Marie:  It’s a very scary time for families; they don’t want to lose their loved one or see them suffer. Patients tell us: “I am not afraid of dying. I am afraid of how I am going to die.”  They are concerned about the possibility pain, shortness of breath, and other forms of suffering.  We can alleviate some of these fears by explaining how we can control these symptoms and that we will be there for them whenever needed.

MJ: I agree completely. The idea of losing a loved one or seeing them suffer in any way is devastating. I find it helpful to always be mindful of moments, of capturing something meaningful to hold onto.

Q: What do you mean by “moments”?

MJ: For example, one evening a patient’s wife said jokingly, “I just wish I could get into bed with my husband.”  My response was, “If it will bring comfort to you or your husband, that’s what matters. We can make it happen.”  When I returned to reposition the patient, she agreed to lay with him for a short while. We made some space for her on his bed and she ended up falling asleep by his side for over 4 hours. This brought their daughters to tears. He died the next day. It meant a lot to her to have this moment with her husband. The two had not slept together in the last 3 months because of his illness.

Q: It sounds like this work requires being very attuned to the needs of the patient and the family.

MJ: As nurses we need to keep our eyes open, because there are nuggets of opportunity that are there all the time; we just have to tap into them. We say, “How can I help make it a little bit easier? We are here, tell me what you need. I have piles of pillows, hot blankets and coffee.”  These are the small things that can provide much needed comfort. This is what palliative care is about. It’s about the small things.

Marie: We tell families that we cannot change what is happening to their loved one, but we can change how it takes place. We do our best to ensure patients are comfortable and not suffering.  We have a universal prayer that we can offer when people die.  It is not religious, but it’s a way of saying goodbye at a time when families are struggling for words.
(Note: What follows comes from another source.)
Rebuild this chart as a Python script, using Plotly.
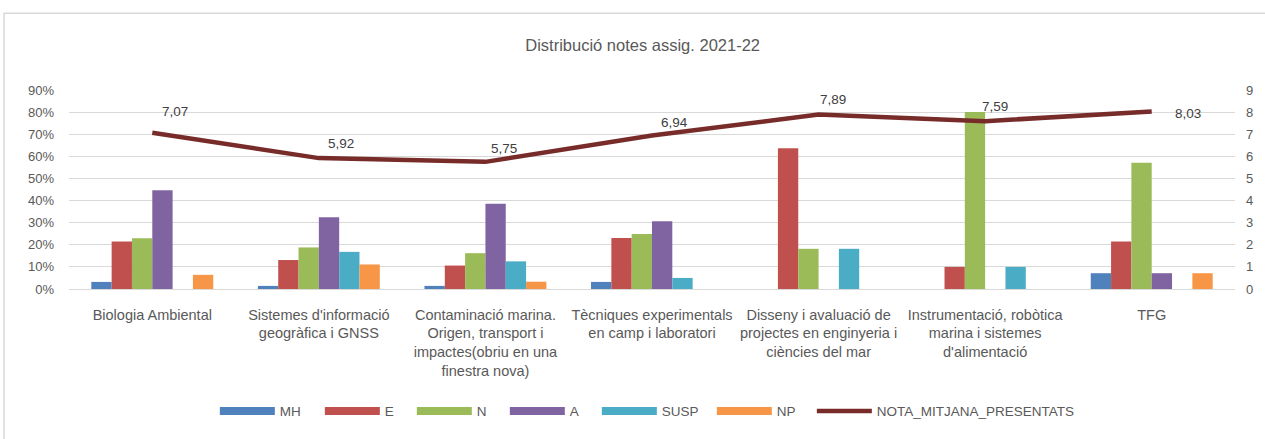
import plotly.graph_objects as go

categories = [
    "Biologia Ambiental",
    "Sistemes d'informació<br>geogràfica i GNSS",
    "Contaminació marina.<br>Origen, transport i<br>impactes(obriu en una<br>finestra nova)",
    "Tècniques experimentals<br>en camp i laboratori",
    "Disseny i avaluació de<br>projectes en enginyeria i<br>ciències del mar",
    "Instrumentació, robòtica<br>marina i sistemes<br>d'alimentació",
    "TFG",
]

MH = [0.032, 0.014, 0.014, 0.032, 0.0, 0.0, 0.0714]
E = [0.215, 0.131, 0.106, 0.231, 0.6364, 0.10, 0.2143]
N = [0.229, 0.188, 0.162, 0.249, 0.1818, 0.80, 0.5714]
A = [0.447, 0.325, 0.385, 0.306, 0.0, 0.0, 0.0714]
SUSP = [0.0, 0.168, 0.125, 0.050, 0.1818, 0.10, 0.0]
NP = [0.064, 0.111, 0.033, 0.0, 0.0, 0.0, 0.0714]
NOTA_MITJANA = [7.07, 5.92, 5.75, 6.94, 7.89, 7.59, 8.03]
nota_labels = ["7,07", "5,92", "5,75", "6,94", "7,89", "7,59", "8,03"]

series = [("MH", MH, "#4F81BD"), ("E", E, "#C0504D"), ("N", N, "#9BBB59"),
          ("A", A, "#8064A2"), ("SUSP", SUSP, "#4BACC6"), ("NP", NP, "#F79646")]
legend_widths = [35, 22, 23, 22, 45, 30]
line_color = "#772C2A"
text_color = "#595959"
font_family = "Liberation Sans, Arial, sans-serif"

fig = go.Figure()
for (name, vals, col), lw in zip(series, legend_widths):
    fig.add_trace(go.Bar(x=categories, y=vals, name=name, marker_color=col,
                         marker_line_width=0, showlegend=False, hoverinfo="skip"))
    # legend proxy (wide rectangle-like symbol)
    fig.add_trace(go.Scatter(x=[None], y=[None], mode="lines", name=name,
                             line=dict(color=col, width=8), legendwidth=lw))

fig.add_trace(go.Scatter(x=categories, y=NOTA_MITJANA, yaxis="y2", mode="lines",
                         name="NOTA_MITJANA_PRESENTATS",
                         line=dict(color=line_color, width=4.5)))

label_shifts = [(23, 21), (22, 15), (19, 13), (22, 13), (14, 15), (10, 15), (36, -2)]
for cat, v, lab, (dx, dy) in zip(categories, NOTA_MITJANA, nota_labels, label_shifts):
    fig.add_annotation(x=cat, y=v, yref="y2", text=lab, showarrow=False,
                       xshift=dx, yshift=dy,
                       font=dict(size=13.5, color="#404040", family=font_family))

# chart border
fig.add_shape(type="rect", xref="paper", yref="paper",
              x0=-0.0557, x1=1.05, y0=-0.8, y1=1.386,
              line=dict(color="#D9D9D9", width=1.5), fillcolor="rgba(0,0,0,0)")

fig.update_layout(
    width=1265, height=439,
    margin=dict(l=69, r=30, t=90, b=149.5),
    paper_bgcolor="white", plot_bgcolor="white",
    barmode="group", bargap=0.268, bargroupgap=0,
    font=dict(family=font_family, color=text_color, size=13),
    title=dict(text="Distribució notes assig. 2021-22", x=0.508, xanchor="center",
               y=1 - 45 / 439, yanchor="middle",
               font=dict(size=16.5, color=text_color, family=font_family)),
    xaxis=dict(showgrid=False, showline=False, ticks="", tickfont=dict(size=14.5),
               ticklabelstandoff=15),
    yaxis=dict(range=[0, 0.9], dtick=0.1, tickformat=".0%", showgrid=True,
               gridcolor="#D9D9D9", gridwidth=1, zeroline=True, zerolinecolor="#D9D9D9",
               zerolinewidth=1, showline=False, ticks="", tickfont=dict(size=13),
               ticklabelstandoff=14),
    yaxis2=dict(range=[0, 9], dtick=1, overlaying="y", side="right", showgrid=False,
                zeroline=False, showline=False, ticks="", tickfont=dict(size=13),
                ticklabelstandoff=10),
    legend=dict(orientation="h", x=0.496, xanchor="center", y=(289.5 - 412) / 199.5,
                yanchor="middle", itemwidth=55, font=dict(size=13.5, color=text_color),
                traceorder="normal"),
)

fig.write_html("out.html", config={"displayModeBar": False},
               post_script="document.body.style.margin='0';")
It can provide great comfort and closure to both the family and the staff.

Q: Have you seen changes over the years in the way palliative care is delivered?

Marie: There are fewer nurses for the patients now.

MJ: When someone is holding your hand asking you to stay with them, you have to make the time for them as this is a priority, but it can sometimes be a struggle because of the demands in the unit. We do our best.

Q: Both of you seem very content with your work. Does it take a certain kind of person to do palliative care?

MJ:   It is not for everyone.  Palliative care is deeply rewarding knowing you could make a difference to someone going through some of their most difficult moments. I feel as if we were meant to be here.

Marie: That’s very true, and it is a specialty. At the end of the day, no matter how challenging it is with all the cutbacks, this is still the best job you could ever do. All the feelings here are real, and that’s what I love.

Q: What is on your wish list for palliative care?

MJ: More palliative care beds. Many families are struggling at home, feeling overwhelmed and guilty that they can no longer handle the increasing health care needs of their loved one.  In addition to managing the patient’s physical needs, we also help to relieve the pain and psychological suffering and offer support to both the patient and family. By taking on these responsibilities, families are free to share something truly precious: time to be with their loved ones.

Marie: I wish we had better staffing. Too many dying people and their families are not getting access to the support they need. 

MJ: People deserve to have access to palliative care.  It makes a difference to both the patient and to their family to feel safe and supported throughout this extremely difficult time.